Written task = Gather every line holding the string "matplotlib".

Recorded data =
━━━━━━━━━━

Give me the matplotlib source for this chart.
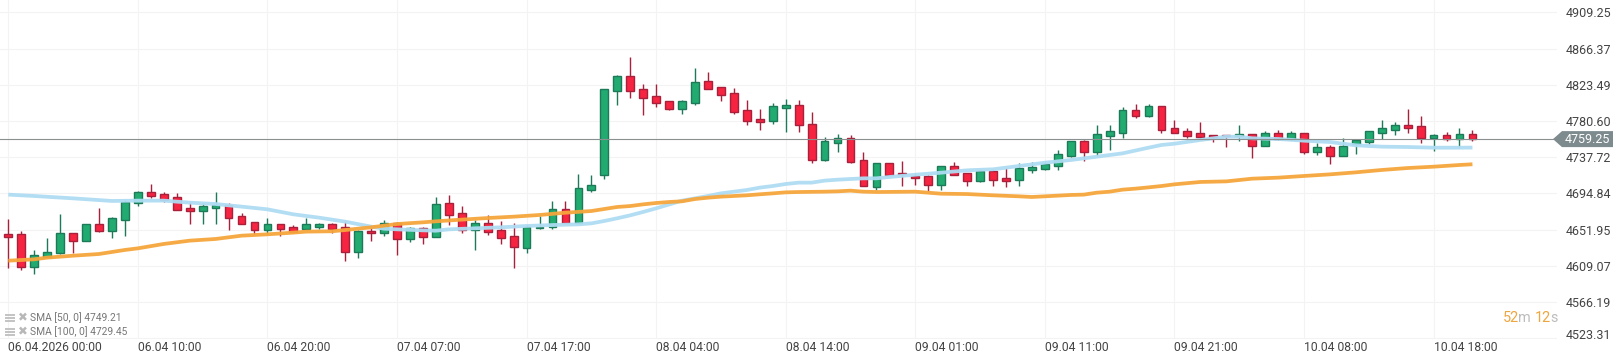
import matplotlib
matplotlib.use("Agg")
import matplotlib.pyplot as plt
from matplotlib.patches import Polygon, Rectangle
from matplotlib.transforms import IdentityTransform, ScaledTranslation

plt.rcParams['font.family'] = ['Roboto', 'DejaVu Sans']

opens = [4646.9,4646.5,4608.2,4620.0,4624.4,4647.7,4639.0,4658.3,4650.8,4663.9,4683.2,4696.2,4693.9,4690.3,4677.3,4674.5,4678.1,4681.2,4667.8,4660.7,
         4652.0,4658.3,4654.8,4653.2,4655.6,4658.3,4654.8,4625.2,4650.1,4648.5,4660.3,4641.4,4653.6,4643.7,4683.2,4671.4,4651.2,4659.5,4651.2,4644.1,
         4630.7,4654.0,4654.8,4676.1,4660.3,4699.4,4717.2,4816.6,4833.6,4818.2,4809.9,4804.0,4795.3,4802.4,4827.7,4820.6,4813.4,4793.3,4782.7,4781.1,
         4796.5,4799.3,4776.8,4734.9,4755.0,4760.2,4734.1,4702.9,4730.6,4718.7,4715.6,4715.2,4705.3,4727.0,4718.7,4710.0,4721.1,4712.8,4711.2,4723.0,
         4724.2,4727.8,4739.2,4756.6,4744.3,4763.3,4766.8,4793.3,4787.0,4798.0,4772.0,4768.4,4766.0,4763.7,4763.7,4762.9,4764.9,4751.5,4766.0,4759.0,
         4766.0,4744.3,4749.5,4739.6,4753.0,4756.2,4766.8,4770.4,4775.5,4774.3,4760.9,4763.7,4759.0,4764.9]
highs = [4664.3,4650.4,4628.0,4641.8,4670.6,4647.7,4658.3,4677.7,4666.6,4687.1,4697.4,4706.1,4696.2,4695.0,4685.2,4683.2,4696.6,4683.2,4671.4,4660.7,
         4665.8,4658.3,4657.5,4665.4,4659.5,4659.5,4662.7,4651.6,4655.6,4663.5,4661.5,4654.8,4655.6,4690.3,4693.1,4679.6,4663.5,4669.4,4662.7,4659.5,
         4657.5,4668.2,4686.0,4686.0,4717.9,4716.7,4818.2,4835.2,4856.1,4824.5,4824.5,4804.8,4805.6,4843.5,4838.7,4820.6,4819.4,4805.6,4794.9,4801.6,
         4806.4,4805.6,4791.0,4761.4,4764.9,4763.7,4743.6,4730.6,4730.6,4733.3,4718.7,4716.7,4727.0,4732.1,4718.7,4722.6,4723.4,4724.6,4730.6,4731.7,
         4732.5,4746.3,4756.6,4758.2,4775.9,4775.9,4796.9,4800.8,4800.4,4798.0,4781.9,4772.0,4779.5,4763.7,4763.7,4775.9,4764.9,4768.4,4770.0,4768.4,
         4766.0,4754.2,4751.9,4760.9,4757.8,4768.4,4781.9,4779.5,4794.9,4786.6,4764.9,4767.6,4772.4,4770.0]
lows = [4607.0,4604.7,4599.9,4619.3,4623.2,4624.4,4639.0,4649.7,4642.6,4644.9,4680.4,4689.5,4684.4,4675.7,4658.7,4658.7,4658.7,4651.6,4658.3,4646.9,
        4646.9,4644.9,4648.9,4653.2,4652.4,4648.5,4615.3,4618.5,4639.0,4644.9,4622.4,4637.8,4635.1,4643.7,4657.5,4648.5,4628.0,4646.1,4635.1,4607.0,
        4624.8,4652.4,4653.2,4659.5,4660.3,4697.0,4712.4,4799.6,4808.3,4788.2,4797.7,4793.7,4789.0,4799.6,4819.0,4804.8,4789.0,4776.4,4770.0,4777.5,
        4768.1,4768.1,4731.0,4733.7,4744.4,4731.4,4703.3,4699.0,4717.1,4703.7,4704.9,4697.8,4699.0,4717.1,4703.7,4708.8,4703.7,4702.9,4703.7,4719.5,
        4722.6,4723.0,4738.0,4733.3,4739.2,4746.3,4760.9,4784.6,4785.8,4766.8,4766.8,4760.9,4760.2,4756.2,4750.3,4757.4,4737.2,4751.5,4758.2,4758.2,
        4742.0,4740.8,4730.2,4739.6,4742.0,4753.8,4759.0,4764.5,4766.8,4755.0,4745.6,4757.4,4749.5,4757.4]
closes = [4643.7,4608.2,4621.6,4625.2,4647.7,4639.0,4658.3,4650.8,4665.4,4684.4,4696.2,4692.3,4687.1,4675.7,4674.5,4679.6,4681.6,4666.2,4659.1,4652.0,
          4658.3,4653.2,4649.7,4658.3,4658.3,4653.2,4625.2,4650.4,4647.7,4659.5,4641.4,4653.6,4643.7,4682.0,4669.8,4651.2,4659.5,4649.7,4642.6,4631.9,
          4654.8,4655.2,4676.1,4660.3,4701.0,4704.5,4818.2,4833.6,4816.6,4808.3,4802.4,4795.3,4804.0,4826.5,4819.0,4811.9,4791.8,4781.1,4779.9,4798.1,
          4799.3,4776.4,4734.9,4756.6,4760.2,4732.1,4703.3,4730.6,4717.1,4717.5,4713.6,4705.3,4727.0,4717.1,4710.0,4721.1,4711.2,4710.0,4724.6,4725.8,
          4729.3,4741.2,4756.6,4744.3,4764.9,4768.4,4793.3,4787.0,4798.0,4770.4,4766.8,4763.3,4762.1,4762.1,4762.9,4764.9,4751.5,4766.0,4759.0,4766.0,
          4744.3,4749.5,4739.6,4751.5,4757.8,4768.4,4772.0,4775.5,4772.8,4760.9,4763.7,4759.0,4764.9,4759.25]

sma50_idx = [0,2,5,8,10,12,14,16,18,20,22,24,26,28,29,30,32,33,34,36,38,40,42,44,45,46,47,48,49,50,52,53,54,55,56,57,58,59,60,61,62,63,64,65,66,67,
             68,70,72,74,76,78,80,82,84,86,88,89,90,92,94,95,96,98,100,102,104,106,108,110,112,113]
sma50 = [4693.5,4691.9,4689.1,4686.0,4686.4,4686.4,4684.0,4682.4,4679.3,4676.1,4670.2,4666.2,4661.5,4655.6,4653.2,4652.4,4651.2,4650.8,4652.4,4653.6,4654.8,4656.4,4657.5,4658.3,4659.5,
         4662.3,4665.5,4669.0,4673.0,4677.3,4686.4,4689.1,4691.9,4695.0,4697.0,4699.0,4701.8,4703.7,4706.1,4707.7,4707.7,4710.1,4711.2,4712.0,4712.8,4712.8,
         4714.4,4717.1,4719.5,4722.3,4723.5,4727.4,4731.3,4734.5,4738.4,4742.4,4749.1,4752.3,4753.8,4758.2,4762.1,4762.1,4760.2,4759.4,4757.4,4755.8,4751.9,4750.3,4749.9,4749.1,4749.1,4749.21]

sma100_idx = [0,2,3,5,7,9,10,12,14,16,18,20,22,23,25,26,28,30,32,33,35,37,39,41,43,45,46,47,48,49,50,51,52,53,54,55,56,57,58,59,60,61,63,64,65,66,67,
              70,71,72,74,76,78,79,80,82,83,84,85,86,87,88,89,90,92,94,96,98,100,102,104,106,108,110,112,113]
sma100 = [4615.3,4616.9,4618.9,4621.2,4623.2,4628.0,4629.9,4635.1,4639.0,4641.0,4644.9,4646.5,4648.5,4649.7,4650.1,4651.6,4654.8,4658.7,4660.7,4661.9,4663.9,4665.8,4667.4,4669.4,4672.1,4674.1,
          4676.5,4678.9,4680.0,4682.0,4683.6,4684.8,4685.6,4688.3,4689.9,4691.1,4691.9,4692.7,4693.9,4695.0,4696.2,4696.6,4697.0,4697.4,4698.2,4697.0,4696.6,
          4697.0,4695.8,4694.6,4694.2,4692.7,4691.5,4690.7,4691.5,4693.1,4693.5,4695.8,4697.0,4699.4,4700.6,4702.1,4703.7,4705.7,4708.5,4709.2,4712.4,4713.6,4715.6,4717.5,4719.9,4722.7,4725.0,4726.6,4728.6,4729.45]

price_ticks = [4909.25,4866.37,4823.49,4780.60,4737.72,4694.84,4651.95,4609.07,4566.19,4523.31]
time_idx = [0,10,20,30,40,50,60,70,80,90,100,110]
time_labels = ['06.04.2026 00:00','06.04 10:00','06.04 20:00','07.04 07:00','07.04 17:00','08.04 04:00',
               '08.04 14:00','09.04 01:00','09.04 11:00','09.04 21:00','10.04 08:00','10.04 18:00']
last_price = 4759.25
sma_labels = ['SMA [50, 0] 4749.21','SMA [100, 0] 4729.45']

W, H = 1616, 352
PX_PER_PRICE = 0.8445
STEP = 12.957
fig = plt.figure(figsize=(W/100, H/100), dpi=100, facecolor='white')
AX_R, AX_B = 1557, 339
ax = fig.add_axes([0, 1-AX_B/H, AX_R/W, AX_B/H])
ax.set_xlim(-8.3/STEP, (AX_R-8.3)/STEP)
ax.set_ylim(4694.84-(AX_B-193.5)/PX_PER_PRICE, 4694.84+193.5/PX_PER_PRICE)
for s in ax.spines.values():
    s.set_visible(False)
ax.set_axisbelow(True)
ax.grid(True, color='#f3f3f3', lw=0.8)
ax.yaxis.tick_right()
ax.set_yticks(price_ticks)
ax.set_yticklabels([f'{p:.2f}' for p in price_ticks], fontsize=9, color='#444444')
ax.set_xticks(time_idx)
ax.set_xticklabels(time_labels, fontsize=8.7, color='#444444', ha='left')
ax.tick_params(axis='both', length=0)
ax.tick_params(axis='y', pad=6)
ax.tick_params(axis='x', pad=1.5)
lbls = ax.get_yticklabels()
lbls[-1].set_transform(lbls[-1].get_transform()+ScaledTranslation(0, 4.5/100, fig.dpi_scale_trans))

GREEN, GREEN_E = '#22ab71', '#1c7a58'
RED, RED_E = '#f62440', '#a8203c'
for i, (o, h, l, c) in enumerate(zip(opens, highs, lows, closes)):
    up = c >= o
    edge = GREEN_E if up else RED_E
    ax.vlines(i, l, h, color=edge, lw=1, zorder=2)
    ax.bar(i, abs(c-o), bottom=min(o, c), width=0.6, color=GREEN if up else RED,
           edgecolor=edge, linewidth=1, zorder=3)

ax.plot(sma50_idx, sma50, color='#aedcf3', lw=2.7, alpha=0.95, zorder=4, solid_capstyle='butt')
ax.plot(sma100_idx, sma100, color='#f6a63c', lw=2.7, alpha=0.95, zorder=5, solid_capstyle='butt')

tip_x = 1553
ax.plot([ax.get_xlim()[0], (tip_x-8.3)/STEP], [last_price]*2, color='#8a8f8f', lw=0.8, zorder=6)

# current price tag
_, ty = ax.transData.transform((0, last_price))
tag = Polygon([(tip_x, ty), (1562, ty+8), (1613, ty+8), (1613, ty-8), (1562, ty-8)], closed=True,
              transform=IdentityTransform(), facecolor='#7d8a8e', edgecolor='none', zorder=7, clip_on=False)
fig.add_artist(tag)
fig.text(1565/W, ty/H, f'{last_price:.2f}', color='white', fontsize=9, va='center', ha='left', zorder=8)

# legend lines
for lab, yy in zip(sma_labels, [317.5, 331.5]):
    for dy in (-3, 0, 3):
        fig.add_artist(Rectangle((5, H-yy+dy-1), 10, 2, transform=IdentityTransform(), facecolor='#c4c4c4', edgecolor='none'))
    fig.text(18/W, 1-yy/H, '\u2716', fontsize=8.5, color='#b8b8b8', va='center', ha='left', family=['DejaVu Sans'])
    fig.text(30/W, 1-yy/H, lab, fontsize=7.4, color='#777777', va='center', ha='left')

# countdown
for part, col, px in [('52', '#eea63e', 1502.7), ('m', '#bcbcbc', 1518.3), ('12', '#eea63e', 1534.3), ('s', '#bcbcbc', 1550)]:
    fig.text(px/W, 1-318/H, part, fontsize=10.4, color=col, va='center', ha='left')

fig.savefig('out.png', dpi=100, facecolor='white')
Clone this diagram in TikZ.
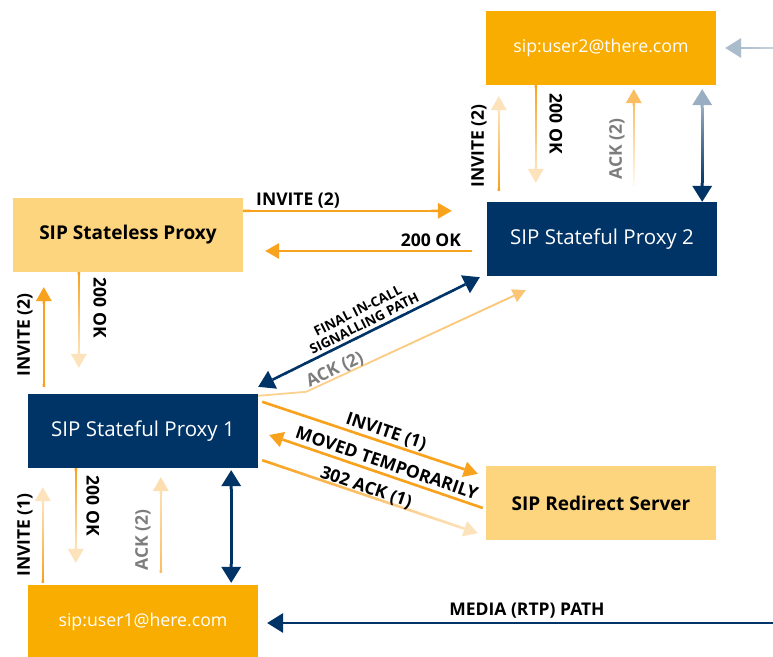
\documentclass[tikz,border=0pt]{standalone}
\usepackage{fontspec}
\setmainfont{Open Sans}
\usetikzlibrary{calc}

\definecolor{sipnavy}{HTML}{003466}
\definecolor{siporange}{HTML}{F9AD00}
\definecolor{siparrow}{HTML}{F8A21E}
\definecolor{sipsand}{HTML}{FDD57E}
\definecolor{sipgray}{HTML}{7D7D7D}

% head size: length and half width
\def\headlen{14pt}
\def\headhw{8pt}

% shaft drawn as short pieces whose tint runs from #4 to #5 percent of the colour
\newcommand\gradseg[6]{%
  \foreach \k in {0,...,29}{%
    \pgfmathsetmacro\ta{\k/30}%
    \pgfmathsetmacro\tb{min(1,(\k+1.1)/30)}%
    \pgfmathtruncatemacro\mx{round(#4+(#5-#4)*(\k+0.5)/30)}%
    \draw[line width=#6, #3!\mx!white] ($(#1)!\ta!(#2)$) -- ($(#1)!\tb!(#2)$);
  }}
% filled triangular head with its point at #1, pointing away from #2
\newcommand\headat[3]{%
  \path ($(#1)!\headlen!(#2)$) coordinate (hbk);
  \fill[#3] (#1) -- ($(hbk)!\headhw!90:(#1)$) -- ($(hbk)!\headhw!-90:(#1)$) -- cycle;}
% one-headed arrow: tail, tip, colour, tint at tail, tint at tip, width
\newcommand\arr[6]{%
  \path ($(#2)!\headlen!(#1)$) coordinate (hb);
  \gradseg{#1}{hb}{#3}{#4}{#5}{#6}
  \headat{#2}{#1}{#3!#5!white}}
% two-headed arrow: end a, end b, colour, tint at a, tint at b, width
\newcommand\darr[6]{%
  \path ($(#1)!\headlen!(#2)$) coordinate (hba);
  \path ($(#2)!\headlen!(#1)$) coordinate (hbb);
  \gradseg{hba}{hbb}{#3}{#4}{#5}{#6}
  \headat{#1}{#2}{#3!#4!white}
  \headat{#2}{#1}{#3!#5!white}}
% larger heads for the navy signalling and media paths
\newcommand\bigheads{\def\headlen{16pt}\def\headhw{10pt}}

\begin{document}
\begin{tikzpicture}[x=1pt,y=-1pt,
  box/.style={minimum width=230pt, minimum height=74pt, inner sep=0pt,
    font=\fontsize{20.5}{24}\selectfont},
  userbox/.style={box, fill=siporange, text=white, font=\fontsize{17.7}{21}\selectfont},
  sandbox/.style={box, fill=sipsand, text=black, font=\bfseries\fontsize{19}{23}\selectfont},
  navybox/.style={box, fill=sipnavy, text=white},
  lbl/.style={inner sep=0pt, font=\bfseries\fontsize{17.5}{20}\selectfont},
  glbl/.style={lbl, text=sipgray},
  small/.style={inner sep=0pt, align=center, font=\bfseries\fontsize{13.5}{14.5}\selectfont}]

\fill[white] (0,0) rectangle (773,656);
\useasboundingbox (0,0) rectangle (773,656);

% boxes
\node[userbox] (user2) at (601,48) {sip:user2@there.com};
\node[sandbox] (stateless) at (128,235) {SIP Stateless Proxy};
\node[navybox] (sp2) at (602,239) {SIP Stateful Proxy 2};
\node[navybox] (sp1) at (143,431) {SIP Stateful Proxy 1};
\node[sandbox] (redirect) at (601,503) {SIP Redirect Server};
\node[userbox] (user1) at (143,622) {sip:user1@here.com};

% free ends at the right border
\coordinate (rin) at (773,48);
\coordinate (media) at (773,623);

% user2 <-> proxy 2
\coordinate (r2tip) at ($(user2.east)+(9,0)$);
{\bigheads \arr{rin}{r2tip}{sipnavy}{22}{33}{2.6pt}}
\coordinate (inv2a-s) at ($(sp2.north west)+(12,-11)$);
\coordinate (inv2a-e) at ($(user2.south west)+(13,11)$);
\arr{inv2a-s}{inv2a-e}{siparrow}{100}{30}{2.6pt}
\coordinate (ok2a-s) at ($(user2.south west)+(50,0)$);
\coordinate (ok2a-e) at ($(sp2.north west)+(49,-19)$);
\arr{ok2a-s}{ok2a-e}{siparrow}{100}{30}{2.6pt}
\coordinate (ack2a-s) at ($(sp2.north west)+(147,-16)$);
\coordinate (ack2a-e) at ($(user2.south west)+(148,4)$);
\arr{ack2a-s}{ack2a-e}{siparrow}{5}{70}{2.6pt}
\coordinate (sig2-a) at ($(user2.south east)+(-14,4)$);
\coordinate (sig2-b) at ($(sp2.north east)+(-15,0)$);
{\bigheads \darr{sig2-a}{sig2-b}{sipnavy}{40}{100}{3pt}}

\node[lbl, rotate=90] (l-inv2a) at (479,146) {INVITE (2)};
\node[lbl, rotate=-90] (l-ok2a) at (556,124) {200 OK};
\node[glbl, rotate=90] (l-ack2a) at (617,149) {ACK (2)};

% stateless proxy <-> proxy 2
\coordinate (inv2h-s) at ($(stateless.north east)+(0,13)$);
\coordinate (inv2h-e) at ($(sp2.north west)+(-35,9)$);
\arr{inv2h-s}{inv2h-e}{siparrow}{100}{100}{2.6pt}
\coordinate (ok2h-s) at ($(sp2.west)+(-15,12)$);
\coordinate (ok2h-e) at ($(stateless.east)+(22,16)$);
\arr{ok2h-s}{ok2h-e}{siparrow}{100}{100}{2.6pt}
\node[lbl] (l-inv2h) at (298,201) {INVITE (2)};
\node[lbl] (l-ok2h) at (431,240) {200 OK};

% stateless proxy <-> proxy 1
\coordinate (ok2b-s) at ($(stateless.south west)+(66,0)$);
\coordinate (ok2b-e) at ($(sp1.north west)+(51,-26)$);
\arr{ok2b-s}{ok2b-e}{siparrow}{100}{30}{2.6pt}
\coordinate (inv2b-s) at ($(sp1.north west)+(16,-7)$);
\coordinate (inv2b-e) at ($(stateless.south west)+(31,15)$);
\arr{inv2b-s}{inv2b-e}{siparrow}{100}{100}{2.6pt}
\node[lbl, rotate=-90] (l-ok2b) at (100,308) {200 OK};
\node[lbl, rotate=90] (l-inv2b) at (25,335) {INVITE (2)};

% proxy 1 <-> proxy 2
\coordinate (fin-a) at ($(sp1.north east)+(0,-7)$);
\coordinate (fin-b) at ($(sp2.south west)+(-7,1)$);
{\bigheads \darr{fin-a}{fin-b}{sipnavy}{100}{100}{2.6pt}}
\node[small, rotate=26.6] (l-fin) at (361,317) {FINAL IN-CALL\\SIGNALLING PATH};
\coordinate (ack2d-s) at ($(sp1.north east)+(0,2)$);
\coordinate (ack2d-m) at ($(sp1.north east)+(48,-2)$);
\coordinate (ack2d-e) at ($(sp2.south west)+(39,14)$);
\draw[line width=1.8pt, siparrow!50!white] (ack2d-s) -- (ack2d-m);
{\def\headlen{13pt}\def\headhw{7pt}\arr{ack2d-m}{ack2d-e}{siparrow}{50}{62}{1.8pt}}
\node[glbl, rotate=25] (l-ack2d) at (335,370) {ACK (2)};

% proxy 1 <-> redirect server
\coordinate (inv1d-s) at ($(sp1.north east)+(4,8)$);
\coordinate (inv1d-e) at ($(redirect.north west)+(-8,8)$);
\arr{inv1d-s}{inv1d-e}{siparrow}{100}{100}{2.6pt}
\coordinate (mov-s) at ($(redirect.west)+(-3,5)$);
\coordinate (mov-e) at ($(sp1.east)+(11,4)$);
\arr{mov-s}{mov-e}{siparrow}{100}{100}{2.6pt}
\coordinate (ack1-s) at ($(sp1.south east)+(4,-8)$);
\coordinate (ack1-e) at ($(redirect.south west)+(-8,-7)$);
\arr{ack1-s}{ack1-e}{siparrow}{100}{30}{2.6pt}
\node[lbl, rotate=-18.8] (l-inv1d) at (386,432) {INVITE (1)};
\node[lbl, rotate=-19] (l-mov) at (387,463) {MOVED TEMPORARILY};
\node[lbl, rotate=-18.8] (l-ack1) at (366,488) {302 ACK (1)};

% proxy 1 <-> user1
\coordinate (ok1-s) at ($(sp1.south west)+(48,0)$);
\coordinate (ok1-e) at ($(user1.north west)+(48,-22)$);
\arr{ok1-s}{ok1-e}{siparrow}{100}{30}{2.6pt}
\coordinate (inv1-s) at ($(user1.north west)+(15,-2)$);
\coordinate (inv1-e) at ($(sp1.south west)+(15,19)$);
\arr{inv1-s}{inv1-e}{siparrow}{100}{30}{2.6pt}
\coordinate (ack2b-s) at ($(user1.north west)+(133,-12)$);
\coordinate (ack2b-e) at ($(sp1.south west)+(133,9)$);
\arr{ack2b-s}{ack2b-e}{siparrow}{70}{35}{2.6pt}
\coordinate (sig1-a) at ($(sp1.south east)+(-27,2)$);
\coordinate (sig1-b) at ($(user1.north east)+(-27,-2)$);
{\bigheads \darr{sig1-a}{sig1-b}{sipnavy}{100}{100}{3pt}}
\node[lbl, rotate=-90] (l-ok1) at (93,506) {200 OK};
\node[lbl, rotate=90] (l-inv1) at (25,535) {INVITE (1)};
\node[glbl, rotate=90] (l-ack2b) at (143,540) {ACK (2)};

% media path
\coordinate (media-e) at ($(user1.east)+(9,1)$);
{\bigheads \arr{media}{media-e}{sipnavy}{100}{100}{2.6pt}}
\node[lbl] (l-media) at (527,611) {MEDIA (RTP) PATH};
\end{tikzpicture}
\end{document}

━━━━━━━━━━

Solution for this exercise =
Give me the matplotlib source for this chart.
import matplotlib
matplotlib.use("Agg")
import matplotlib.pyplot as plt
from matplotlib.patches import Polygon, Rectangle
from matplotlib.transforms import IdentityTransform, ScaledTranslation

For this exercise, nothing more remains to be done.